How to fill the form:
- Confirmed Departure Itinerary: Yes — never select No if you're on 240h transit.
- Exit Transportation Mode — Aircraft, Train, or Vessel, matching how you'll leave.
- Exit Flight/Train/Vessel Number + date + port — the same format rules as the arrival field (see Arrival Flight/Train/Vessel Number above). Use the operating carrier's number, no PNR, no codeshare.
- Destination country/region — must be different from where you flew in from. A→China→A round trips do not qualify for 240h transit.
If automated systems can't see your onward ticket (separate bookings, different airline alliance, recently booked), bring backup evidence to the airline counter and to immigration:
- Printed e-ticket PDF with passenger name, route, date, and operating carrier visible.

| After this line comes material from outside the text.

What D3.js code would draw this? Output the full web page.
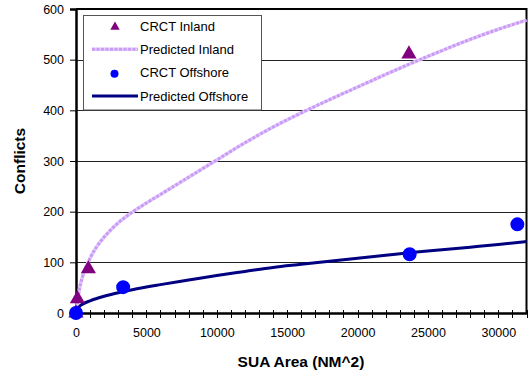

- Booking confirmation email screenshot showing the airline's booking reference (PNR).
- For rail: the China Railway 12306 e-ticket or operator booking with seat assigned.
- For sea: the cruise line's pre-printed boarding pass or pier check-in voucher.
This summary covers the 240h case. For the full decision rules — including what visa holders and ordinary visa-free travelers without a booked exit should select — read the dedicated Confirmed Departure Itinerary guide. See also the denied-boarding guide for what happens when an airline check-in agent cannot verify your onward ticket — and how to recover.
Step 5 + final submit
Step 5 · Accompanying Person — anyone traveling on the same passport (usually only minor children). Leave blank if you're solo.
Final review & submit — sign the declaration, confirm, and the system generates a QR code / barcode receipt. Screenshot it immediately. Print if possible. Show it at immigration when asked.
You cannot edit after submitting. Review every field before pressing the final submit button. If you spot an error post-submit, your only fix is to submit a brand new card.